Casting aside decades of urging restraint among British travellers, the FCO commends a bar in Donetsk whose main attraction is "a resident boar who occasionally comes out of his pen to greet patrons".
The Foreign Office also suggests fans in Kiev for England's game against Sweden take a day-trip to Chernobyl Reactor 4. It advocates early booking to the site of the world's worst nuclear accident "for security reasons".
The advice is contained in a spicy 130-page guide book to Ukraine and Poland for Euro 2012, called Free Lions. It is published jointly by the Football Supporters' Federation and the Foreign Office, and departs dramatically from traditional diplomatic protocol. The Consular Affairs Minister, Jeremy Browne, said: "These simple steps can help ensure your trip is one to remember."
Never has a European football tournament had such potential for misadventure as the Euro 2012 finals, which kick off in Warsaw on 8 June and climax with the final in Kiev on 1 July. Neither Ukraine nor Poland has hosted a big international football tournament before. The most distant venues are 1,000 miles apart. And the further east the venue, the more primitive the infrastructure.
English fans face more arduous journeys and tougher local challenges than any of the other 23 finalists. In the group stages, England play twice – against France and the host country – in the eastern Ukraine mining city of Donetsk, formerly known as Stalino. The guidebook explains that trains in the city centre travel very slowly "so as not to cause any cave-ins to the mines underneath the station".
Non-white travellers are warned of harassment "involving unprovoked violence". And public displays of affection between gay football fans could result in "threats of, or actual,violence".
The guide's sponsors acknowledge that not every football fan will spend their spare time taking in the monuments and museums of the host countries, and accept that cross-cultural exchanges are most likely to take place in pubs.

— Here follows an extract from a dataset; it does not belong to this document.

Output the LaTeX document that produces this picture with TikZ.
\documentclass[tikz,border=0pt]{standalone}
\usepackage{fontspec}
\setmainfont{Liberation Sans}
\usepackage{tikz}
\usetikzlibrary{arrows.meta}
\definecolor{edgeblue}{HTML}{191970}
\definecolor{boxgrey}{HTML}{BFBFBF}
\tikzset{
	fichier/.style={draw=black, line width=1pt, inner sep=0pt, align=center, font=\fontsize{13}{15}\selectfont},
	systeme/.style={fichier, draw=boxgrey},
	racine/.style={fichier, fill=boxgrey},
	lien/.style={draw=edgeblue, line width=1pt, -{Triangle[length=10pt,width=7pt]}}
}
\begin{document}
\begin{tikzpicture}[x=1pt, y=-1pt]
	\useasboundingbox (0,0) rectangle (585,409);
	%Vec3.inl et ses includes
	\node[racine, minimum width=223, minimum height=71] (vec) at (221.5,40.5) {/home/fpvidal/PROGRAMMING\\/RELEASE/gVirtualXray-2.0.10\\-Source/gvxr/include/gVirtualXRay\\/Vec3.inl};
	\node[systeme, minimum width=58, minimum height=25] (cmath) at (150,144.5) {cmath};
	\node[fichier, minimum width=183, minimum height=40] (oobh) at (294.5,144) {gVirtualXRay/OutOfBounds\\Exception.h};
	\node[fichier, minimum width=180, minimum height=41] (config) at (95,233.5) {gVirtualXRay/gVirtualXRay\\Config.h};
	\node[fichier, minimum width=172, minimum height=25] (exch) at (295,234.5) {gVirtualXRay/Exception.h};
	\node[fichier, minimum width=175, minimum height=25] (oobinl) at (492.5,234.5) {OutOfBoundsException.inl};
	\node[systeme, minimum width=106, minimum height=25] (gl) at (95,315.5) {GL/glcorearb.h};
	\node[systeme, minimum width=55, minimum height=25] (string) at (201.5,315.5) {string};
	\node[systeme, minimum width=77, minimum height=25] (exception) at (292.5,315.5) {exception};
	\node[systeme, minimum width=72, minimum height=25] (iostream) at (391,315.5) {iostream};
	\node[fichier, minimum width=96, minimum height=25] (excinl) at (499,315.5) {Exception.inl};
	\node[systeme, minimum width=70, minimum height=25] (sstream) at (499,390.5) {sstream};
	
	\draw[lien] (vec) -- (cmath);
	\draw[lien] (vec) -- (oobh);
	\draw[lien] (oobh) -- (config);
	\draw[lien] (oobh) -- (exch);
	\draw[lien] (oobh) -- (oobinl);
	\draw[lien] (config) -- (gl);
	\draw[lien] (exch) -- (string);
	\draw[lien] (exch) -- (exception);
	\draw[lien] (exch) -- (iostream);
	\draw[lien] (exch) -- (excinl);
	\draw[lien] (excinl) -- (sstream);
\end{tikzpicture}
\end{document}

The bar with the boar is the charmingly named Bar Svinya, which translates as "Bar Pig". It is on Boulevard Pushkin in central Donetsk. The pub was researched by Kevin Miles, of the Football Supporters' Federation, who said: "You have to go past the boar's pen on the way to the gents. Occasionally the owners take it for a walk."
The boar is called Modest, after the 19th-century composer, Modest Mussorgsky. A member of staff, who gave her name only as Tania, said: "We have trained him to be friendly". She said England football fans would be welcomed and could sample the local delicacy of selo – salted pork fat.
The guidebook provides translations of useful phrases, though terms for transactions with bar staff are of limited use. Only the expression "one beer, please" is given, which will trouble fans accustomed to learning the phrase "two beers, please" and its essential adjunct, "my friend is paying".